Pour une lanterne
Lorsque l’État lança, il y a quarante ans, le concours du Centre Georges Pompidou, il espérait simplement obtenir la meilleure réponse possible au programme novateur et complexe qu’il avait établi. Le génie de Rogers et Piano fut d’inventer une architecture à partir de ce programme, jusqu’à en être l’expression exacerbée. Dans le même temps, ils induisirent de nouveaux usages à travers le dispositif généré par leur propre écriture architecturale. Déroutante, l’esthétique de « Beaubourg » fut violemment décriée mais, inversement proportionnel à cet opprobre fut le succès de sa fréquentation. Paradoxalement, c’est d’ailleurs aujourd’hui davantage le monument que l’on visite que ses collections exceptionnelles.

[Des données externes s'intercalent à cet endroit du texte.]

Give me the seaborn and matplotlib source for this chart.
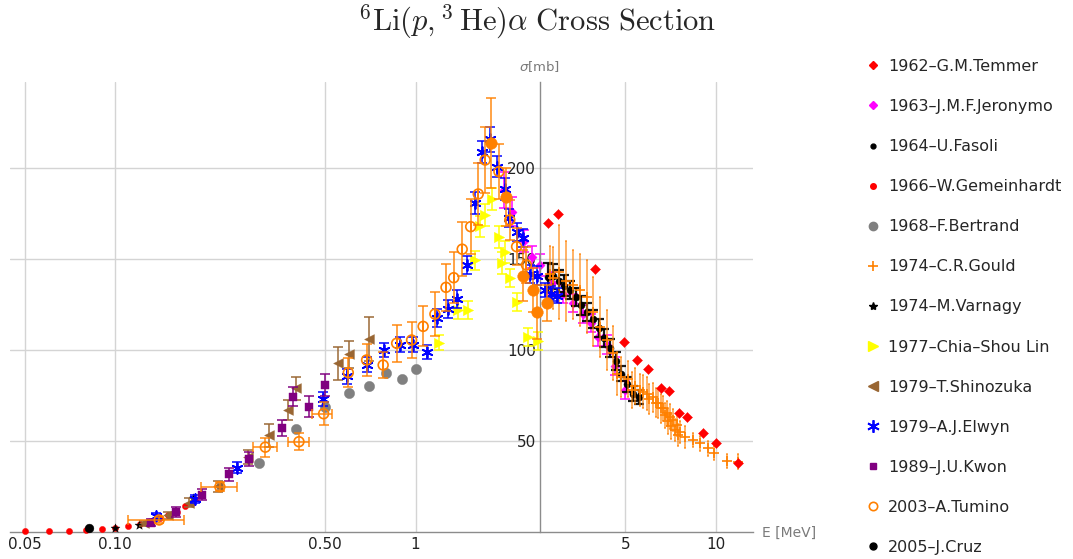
import numpy as np
import pandas as pd
import matplotlib
matplotlib.use("Agg")
import matplotlib.pyplot as plt
import seaborn as sns
from matplotlib.lines import Line2D
from matplotlib.ticker import FixedLocator, NullFormatter

# ---------------- data (E in MeV, sigma in mb) ----------------
temmer_E = [2.77, 2.99, 3.96, 4.96, 5.45, 5.96, 6.58, 7.00, 7.53, 8.00, 9.04, 10.0, 11.9]
temmer_S = [170, 175, 144.4, 104.2, 94.5, 89.4, 79.2, 77.6, 65.5, 62.9, 54.1, 48.6, 37.6]

jer_E = [1.97, 2.10, 2.30, 2.44, 2.60, 2.85, 3.10, 3.35, 3.60, 3.85, 4.06, 4.33, 4.60, 5.00]
jer_S = [188, 176, 160, 151, 147, 137, 131, 126, 120, 115, 107, 103, 91, 78]
jer_err = [10, 8, 6, 6, 6, 6, 5, 5, 5, 5, 5, 5, 5, 5]

fas_E = [2.76, 2.88, 3.00, 3.13, 3.27, 3.42, 3.57, 3.73, 3.90, 4.07, 4.25, 4.45, 4.65, 4.85, 5.07, 5.30, 5.55]
fas_S = [140, 140.5, 138, 135.5, 133, 129, 124.5, 121, 117, 112, 106.5, 101, 94, 87, 81, 76, 74]
fas_err = [8, 7, 6, 6, 5, 5, 5, 5, 5, 5, 5, 5, 5, 4, 4, 4, 4]

gem_E = [0.050, 0.060, 0.070, 0.080, 0.090, 0.100, 0.110, 0.121, 0.132, 0.141, 0.150, 0.160, 0.171, 0.180]
gem_S = [0.1, 0.2, 0.4, 0.8, 1.3, 1.8, 3.0, 4.3, 6.0, 7.5, 9.3, 11.0, 14.0, 16.0]

bert_E = [0.30, 0.40, 0.50, 0.60, 0.70, 0.80, 0.90, 1.00]
bert_S = [37.6, 56.5, 68.8, 76.5, 80.4, 87.5, 83.9, 89.5]

gould_E = [2.80, 2.87, 3.00, 3.17, 3.35, 3.53, 3.72, 3.91, 4.11, 4.33, 4.56,
           4.68, 4.85, 5.10, 5.27, 5.40, 5.59, 5.70, 5.88, 6.00, 6.19, 6.30, 6.44, 6.55,
           6.69, 6.75, 6.86, 6.95, 7.04, 7.10, 7.22, 7.30, 7.41, 7.50, 7.60, 7.90,
           8.42, 8.86, 9.44, 9.89, 10.9, 11.9]
gould_S = [142, 139.5, 143, 138, 135.8, 133, 129.3, 121, 112.8, 105.5, 98.3,
           87, 85, 84, 78, 80, 78, 77, 76, 73, 74, 71, 70.6, 68,
           67.9, 64, 65.1, 61, 63.3, 58, 61.5, 56, 58.7, 53, 55, 52.3,
           50.4, 48.6, 45.9, 43.4, 39, 38.5]
gould_err = [15, 17, 26, 22, 19, 20, 20, 19, 16.5, 16.5, 14.7,
             12, 11, 10, 10, 10, 9, 9, 9, 8, 8, 8, 8, 8,
             7, 7, 7, 7, 7, 7, 6, 6, 6, 6, 6, 6,
             4, 4, 4, 4, 4, 4]

var_E = [0.100, 0.120, 0.181]
var_S = [1.8, 3.6, 18.5]

lin_E = [1.20, 1.39, 1.50, 1.58, 1.64, 1.70, 1.80, 1.89, 1.94, 1.99, 2.06, 2.17, 2.37, 2.56]
lin_S = [104, 122, 122, 149.3, 168, 174.3, 183, 162.4, 147.7, 154, 139.5, 126.6, 107.3, 105.1]
lin_err = [4, 5, 5, 5, 6, 6, 6, 6, 6, 6, 5, 5, 5, 5]

shin_E = [0.125, 0.150, 0.176, 0.220, 0.277, 0.326, 0.377, 0.401, 0.55, 0.60, 0.70]
shin_S = [4.6, 9.0, 15.8, 25.0, 41.0, 53.0, 67.0, 78.9, 92.7, 97.6, 105.9]
shin_err = [1.5, 2, 2.5, 3, 4, 6.5, 5.5, 6.5, 9, 7.5, 12]

elw_E = [0.137, 0.184, 0.255, 0.49, 0.589, 0.687, 0.785, 0.887, 0.978, 1.09, 1.18, 1.285,
         1.377, 1.48, 1.577, 1.66, 1.77, 1.87, 1.985, 2.05, 2.17, 2.28, 2.40, 2.53, 2.70, 2.82, 2.95]
elw_S = [8.5, 18, 35.2, 73, 85.5, 92, 100, 103, 103, 99, 117.8, 122.6,
         128, 146.8, 181, 209, 216, 201, 188.5, 172.5, 165, 161.5, 142, 141, 133, 131, 130]
elw_err = [2, 2, 3, 4, 4, 4, 4, 4, 4, 4, 5, 5, 5, 5, 6, 6, 7, 6, 6, 5, 5, 5, 5, 5, 4, 4, 4]

kwon_E = [0.132, 0.159, 0.195, 0.239, 0.278, 0.360, 0.390, 0.442, 0.500]
kwon_S = [5.0, 10.8, 20.2, 31.6, 40.0, 57.0, 74.3, 68.8, 80.7]
kwon_err = [2, 2.5, 3, 3.5, 4, 4.4, 5.3, 5.8, 6.2]

tum_E = [0.140, 0.223, 0.316, 0.409, 0.494, 0.597, 0.687, 0.780, 0.865, 0.970, 1.06, 1.16,
         1.263, 1.34, 1.43, 1.526, 1.617, 1.705, 1.895, 2.06, 2.17, 2.34]
tum_S = [6.4, 24.7, 46.5, 49.5, 64.9, 87.5, 94.5, 91.7, 103.7, 105.5, 113, 119.8,
         134.5, 139.8, 155.5, 167.9, 185.9, 204.6, 198.2, 171.6, 156.9, 146.8]
tum_err = [1.5, 2.5, 5.3, 4.8, 6.4, 8, 9, 7, 10.3, 10, 11, 12, 13, 14, 15, 15, 17, 18, 15, 11, 10, 10]
tum_Elo = [0.110, 0.193, 0.287, 0.377, 0.452]
tum_Ehi = [0.169, 0.255, 0.345, 0.441, 0.528]

tumf_E = [1.78, 2.00, 2.28, 2.47, 2.53, 2.73]
tumf_S = [214, 184, 141, 133, 121, 125.7]
tumf_err = [25, 16, 14, 12, 15, 10]

cruz_E = [0.082]
cruz_S = [1.8]

labels = ["1962\u2013G.M.Temmer", "1963\u2013J.M.F.Jeronymo", "1964\u2013U.Fasoli",
          "1966\u2013W.Gemeinhardt", "1968\u2013F.Bertrand", "1974\u2013C.R.Gould",
          "1974\u2013M.Varnagy", "1977\u2013Chia\u2013Shou Lin", "1979\u2013T.Shinozuka",
          "1979\u2013A.J.Elwyn", "1989\u2013J.U.Kwon", "2003\u2013A.Tumino", "2005\u2013J.Cruz"]

RED, MAG, BLK, GRY = "#FF0000", "#FF00FF", "#000000", "#808080"
ORG, YEL, BRN, BLU, PUR = "#FF8000", "#FFFF00", "#996633", "#0000FF", "#800080"
AST = (6, 2, 0)

# ---------------- figure ----------------
sns.set_style("white")
plt.rcParams['font.family'] = ['DejaVu Sans']

W, H = 1073, 559
fig = plt.figure(figsize=(W / 100, H / 100), dpi=100)
ax = fig.add_axes([10 / W, 1 - 531.6 / H, 743 / W, 449.3 / H])
ax.set_xscale('log')
ax.set_xlim(0.0446, 13.3)
ax.set_ylim(0, 247.4)


def draw(E, S, color, marker, s, z, err=None, xerr=None, hollow=False, filled=True,
         ecolor=None, ealpha=0.9, elw=1.2, lw=1.2, cap=3.5):
    if err is not None or xerr is not None:
        ax.errorbar(E, S, yerr=err, xerr=xerr, fmt='none', ecolor=ecolor or color,
                    elinewidth=elw, capsize=cap, capthick=elw, alpha=ealpha,
                    zorder=z, clip_on=False)
    df = pd.DataFrame({'E': E, 'S': S})
    kw = dict(marker=marker, s=s, zorder=z + 0.5, clip_on=False, legend=False, ax=ax)
    if hollow:
        kw.update(color=color, facecolor='none', edgecolor=color, linewidth=lw)
    elif filled:
        kw.update(color=color, edgecolor=color, linewidth=0.3)
    else:
        kw.update(color=color, linewidth=lw)
    sns.scatterplot(data=df, x='E', y='S', **kw)


draw(jer_E, jer_S, MAG, 'D', 22, 2, err=jer_err)
draw(fas_E, fas_S, BLK, 'o', 26, 3, err=fas_err, elw=1.6)
draw(gem_E, gem_S, RED, 'o', 20, 4)
draw(bert_E, bert_S, GRY, 'o', 55, 5)
draw(gould_E, gould_S, ORG, '+', 50, 6, err=gould_err, filled=False, ealpha=0.7, lw=1.2,
     cap=1.0)
draw(var_E, var_S, BLK, '*', 45, 7)
draw(lin_E, lin_S, YEL, '>', 55, 8, err=lin_err)
draw(shin_E, shin_S, BRN, '<', 50, 9, err=shin_err)
draw(elw_E, elw_S, BLU, AST, 60, 10, err=elw_err, filled=False, lw=1.3)
draw(kwon_E, kwon_S, PUR, 's', 28, 11, err=kwon_err)
tE = np.array(tum_E)
xlo = np.zeros(len(tE)); xhi = np.zeros(len(tE))
xlo[:len(tum_Elo)] = tE[:len(tum_Elo)] - np.array(tum_Elo)
xhi[:len(tum_Ehi)] = np.array(tum_Ehi) - tE[:len(tum_Ehi)]
draw(tum_E, tum_S, ORG, 'o', 50, 12, err=tum_err, xerr=[xlo, xhi], hollow=True, ealpha=0.85)
draw(tumf_E, tumf_S, ORG, 'o', 70, 12.2, err=tumf_err, ealpha=0.85)
draw(cruz_E, cruz_S, BLK, 'o', 40, 13)
draw(temmer_E, temmer_S, RED, 'D', 26, 14)

# ---------------- axes styling ----------------
for side in ['top', 'right']:
    ax.spines[side].set_visible(False)
ax.spines['left'].set_position(('data', 2.6))
for side in ['left', 'bottom']:
    ax.spines[side].set_color('#8c8c8c')
    ax.spines[side].set_linewidth(1.0)

ax.set_xticks([0.05, 0.1, 0.5, 1, 5, 10])
ax.set_xticklabels(['0.05', '0.10', '0.50', '1', '5', '10'])
ax.xaxis.set_minor_locator(FixedLocator([0.2, 0.3, 0.4, 0.6, 0.7, 0.8, 0.9, 2, 3, 4, 6, 7, 8, 9]))
ax.xaxis.set_minor_formatter(NullFormatter())
ax.set_yticks([50, 100, 150, 200])
ax.set_yticklabels(['50', '100', '150', '200'])
ax.yaxis.set_minor_locator(FixedLocator([v for v in range(10, 250, 10) if v % 50]))
ax.yaxis.set_minor_formatter(NullFormatter())
ax.tick_params(which='both', direction='in', color='#8c8c8c', width=1.0,
               labelsize=11, labelcolor='#222222')
ax.tick_params(which='major', length=5.5)
ax.tick_params(which='minor', length=2.5)
ax.tick_params(axis='x', pad=4)
ax.tick_params(axis='y', pad=3)
ax.grid(which='major', color='#d4d4d4', linewidth=1.0)
ax.set_axisbelow(True)
ax.set_xlabel('')
ax.set_ylabel('')

fig.text(540 / W, 1 - 67 / H, r'$\sigma$[mb]', color='#7a7a7a', fontsize=9.5,
         ha='center', va='center')
fig.text(762 / W, 1 - 533 / H, 'E [MeV]', color='#7a7a7a', fontsize=10,
         ha='left', va='center')
fig.text(537 / W, 1 - 22 / H,
         r'$^{6}\mathrm{Li}(p,^{3}\,\mathrm{He})\alpha\ \mathrm{Cross\ Section}$',
         math_fontfamily='cm', fontsize=22, ha='center', va='center')

# ---------------- legend ----------------
def h(marker, color, ms, hollow=False, mew=1.0):
    return Line2D([], [], linestyle='none', marker=marker, markersize=ms,
                  markerfacecolor='none' if hollow else color, markeredgecolor=color,
                  markeredgewidth=mew)

handles = [h('D', RED, 4), h('D', MAG, 4), h('o', BLK, 3.5), h('o', RED, 4),
           h('o', GRY, 6), h('+', ORG, 7, mew=1.2), h('*', BLK, 6), h('>', YEL, 7),
           h('<', BRN, 7), h(AST, BLU, 9, mew=1.3), h('s', PUR, 5),
           h('o', ORG, 6, hollow=True, mew=1.2), h('o', BLK, 5)]
fig.legend(handles, labels, loc='upper left', bbox_to_anchor=(865 / W, 1 - 59 / H),
           frameon=False, fontsize=11.5, labelspacing=1.57, handlelength=1.0,
           handletextpad=0.45, borderpad=0, borderaxespad=0)

fig.savefig('out.png', dpi=100)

En 2003, lorsque fut lancée l’heureuse initiative d’une « antenne décentralisée » du Centre Pompidou à Metz, la tentation fut grande de vouloir rééditer l’événement de 1977, d’autant qu’entre-temps, le fameux « effet Bilbao » avait aiguisé les ambitions. Déjà investi de cet imposant cahier des charges – se poser comme un nouveau jalon de l’histoire de l’architecture –, le projet fut implicitement alourdi d’autres missions : attirer les investisseurs sur la ZAC encore vide de l’Amphithéâtre. Ne pas faire provincial. Éviter le clinquant tout en étant suffisamment prestigieux pour attirer sur Metz tous les médias du monde. Aujourd’hui, c’est tout ce fardeau d’attentes et de contradictions que semble porter le nouveau bâtiment.

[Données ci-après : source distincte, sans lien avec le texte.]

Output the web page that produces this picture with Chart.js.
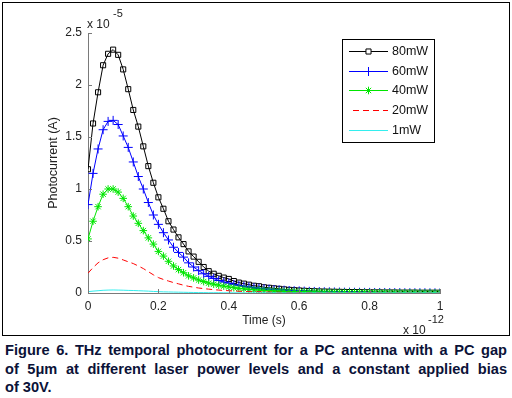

Très belle, la résille de lamellé-collé est certes impressionnante. D’un point de vue symbolique, elle semble remplir parfaitement son rôle en renvoyant une image de simplicité (un chapeau de paille chinois), de légèreté (c’est une résille) et d’écologie (c’est du bois). Mais le hiatus assumé entre l’enveloppe et ce qu’elle abrite, surexprimé par le simulacre de percement des salles émergeant à travers la maille, lui donne des airs de maquette agrandie et produit des espaces intermédiaires aussi médiocres qu’inutilisables. Structurellement aberrante, et donc d’un coût exorbitant, elle finit presque par nous faire littéralement prendre la vessie pour une lanterne. Contrairement à Beaubourg, l’espace se soumet ici à l’architecture, comme l’architecture se soumet au spectacle qu’on la somme de mettre en scène. Le public ne s’y est d’ailleurs pas trompé : il applaudit.